Give the listing again character for character, but drop the images.
........
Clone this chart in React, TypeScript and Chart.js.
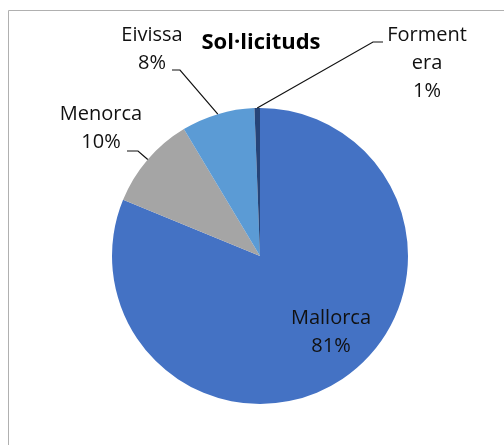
import React, { useEffect, useRef } from "react";
import { Chart, registerables } from "chart.js";

Chart.register(...registerables);

const categories = ["Mallorca", "Menorca", "Eivissa", "Formentera"];
const values = [812, 102, 80, 6];
const colors = ["#4472C4", "#A5A5A5", "#5B9BD5", "#264478"];
const titleText = "Sol·licituds";
// label text lines as shown in the chart
const labelLines = [["Mallorca", "81%"], ["Menorca", "10%"], ["Eivissa", "8%"], ["Forment", "era", "1%"]];

const FONT = '"Open Sans", "Noto Sans", sans-serif';

export default function App() {
  const ref = useRef<HTMLCanvasElement | null>(null);
  useEffect(() => {
    const canvas = ref.current!;
    const labelPlugin = {
      id: "excelLabels",
      afterDraw(chart: any) {
        const ctx = chart.ctx as CanvasRenderingContext2D;
        const meta = chart.getDatasetMeta(0);
        ctx.save();
        // frame
        ctx.strokeStyle = "#B0B0B0";
        ctx.lineWidth = 1;
        ctx.beginPath();
        ctx.moveTo(8.5, 445);
        ctx.lineTo(8.5, 10.5);
        ctx.lineTo(504, 10.5);
        ctx.stroke();
        // title
        ctx.fillStyle = "#000";
        ctx.font = `bold 22px ${FONT}`;
        ctx.textAlign = "center";
        ctx.textBaseline = "middle";
        ctx.fillText(titleText, 261, 43);
        // label positions (text block centers of first line) and leader line elbows
        const pos = [
          { x: 331, y: 318, leader: null },
          { x: 101, y: 114, leader: [[127, 151], [138, 151]] },
          { x: 152, y: 35, leader: [[172, 70], [180, 70]] },
          { x: 427, y: 35, leader: [[383, 42], [373, 42]] },
        ];
        ctx.font = `20px ${FONT}`;
        ctx.fillStyle = "#111";
        const lh = 28;
        labelLines.forEach((lines, i) => {
          const p = pos[i];
          lines.forEach((t, j) => ctx.fillText(t, p.x, p.y + j * lh));
          if (p.leader) {
            const arc = meta.data[i];
            const mid = (arc.startAngle + arc.endAngle) / 2;
            const ax = arc.x + Math.cos(mid) * arc.outerRadius;
            const ay = arc.y + Math.sin(mid) * arc.outerRadius;
            ctx.strokeStyle = "#111";
            ctx.lineWidth = 1.2;
            ctx.beginPath();
            ctx.moveTo(p.leader[0][0], p.leader[0][1]);
            ctx.lineTo(p.leader[1][0], p.leader[1][1]);
            ctx.lineTo(ax, ay);
            ctx.stroke();
          }
        });
        ctx.restore();
      },
    };
    const chart = new Chart(canvas, {
      type: "pie",
      data: {
        labels: categories,
        datasets: [
          {
            data: values,
            backgroundColor: colors,
            borderWidth: 0,
          },
        ],
      },
      options: {
        responsive: false,
        animation: false,
        layout: { padding: { top: 108, bottom: 41, left: 112, right: 96 } },
        plugins: {
          legend: { display: false },
          title: { display: false },
          tooltip: { enabled: false },
        },
      },
      plugins: [labelPlugin],
    });
    return () => chart.destroy();
  }, []);
  return (
    <div style={{ position: "fixed", left: 0, top: 0, width: 504, height: 445, background: "#fff" }}>
      <canvas ref={ref} width={504} height={445} style={{ display: "block" }} />
    </div>
  );
}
........
#### Correct result
Clone this chart in React, TypeScript and Chart.js.
import React, { useEffect, useRef } from "react";
import { Chart, registerables } from "chart.js";

Chart.register(...registerables);

const categories = ["Mallorca", "Menorca", "Eivissa", "Formentera"];
const values = [812, 102, 80, 6];
const colors = ["#4472C4", "#A5A5A5", "#5B9BD5", "#264478"];
const titleText = "Sol·licituds";
// label text lines as shown in the chart
const labelLines = [["Mallorca", "81%"], ["Menorca", "10%"], ["Eivissa", "8%"], ["Forment", "era", "1%"]];

const FONT = '"Open Sans", "Noto Sans", sans-serif';

export default function App() {
  const ref = useRef<HTMLCanvasElement | null>(null);
  useEffect(() => {
    const canvas = ref.current!;
    const labelPlugin = {
      id: "excelLabels",
      afterDraw(chart: any) {
        const ctx = chart.ctx as CanvasRenderingContext2D;
        const meta = chart.getDatasetMeta(0);
        ctx.save();
        // frame
        ctx.strokeStyle = "#B0B0B0";
        ctx.lineWidth = 1;
        ctx.beginPath();
        ctx.moveTo(8.5, 445);
        ctx.lineTo(8.5, 10.5);
        ctx.lineTo(504, 10.5);
        ctx.stroke();
        // title
        ctx.fillStyle = "#000";
        ctx.font = `bold 22px ${FONT}`;
        ctx.textAlign = "center";
        ctx.textBaseline = "middle";
        ctx.fillText(titleText, 261, 43);
        // label positions (text block centers of first line) and leader line elbows
        const pos = [
          { x: 331, y: 318, leader: null },
          { x: 101, y: 114, leader: [[127, 151], [138, 151]] },
          { x: 152, y: 35, leader: [[172, 70], [180, 70]] },
          { x: 427, y: 35, leader: [[383, 42], [373, 42]] },
        ];
        ctx.font = `20px ${FONT}`;
        ctx.fillStyle = "#111";
        const lh = 28;
        labelLines.forEach((lines, i) => {
          const p = pos[i];
          lines.forEach((t, j) => ctx.fillText(t, p.x, p.y + j * lh));
          if (p.leader) {
            const arc = meta.data[i];
            const mid = (arc.startAngle + arc.endAngle) / 2;
            const ax = arc.x + Math.cos(mid) * arc.outerRadius;
            const ay = arc.y + Math.sin(mid) * arc.outerRadius;
            ctx.strokeStyle = "#111";
            ctx.lineWidth = 1.2;
            ctx.beginPath();
            ctx.moveTo(p.leader[0][0], p.leader[0][1]);
            ctx.lineTo(p.leader[1][0], p.leader[1][1]);
            ctx.lineTo(ax, ay);
            ctx.stroke();
          }
        });
        ctx.restore();
      },
    };
    const chart = new Chart(canvas, {
      type: "pie",
      data: {
        labels: categories,
        datasets: [
          {
            data: values,
            backgroundColor: colors,
            borderWidth: 0,
          },
        ],
      },
      options: {
        responsive: false,
        animation: false,
        layout: { padding: { top: 108, bottom: 41, left: 112, right: 96 } },
        plugins: {
          legend: { display: false },
          title: { display: false },
          tooltip: { enabled: false },
        },
      },
      plugins: [labelPlugin],
    });
    return () => chart.destroy();
  }, []);
  return (
    <div style={{ position: "fixed", left: 0, top: 0, width: 504, height: 445, background: "#fff" }}>
      <canvas ref={ref} width={504} height={445} style={{ display: "block" }} />
    </div>
  );
}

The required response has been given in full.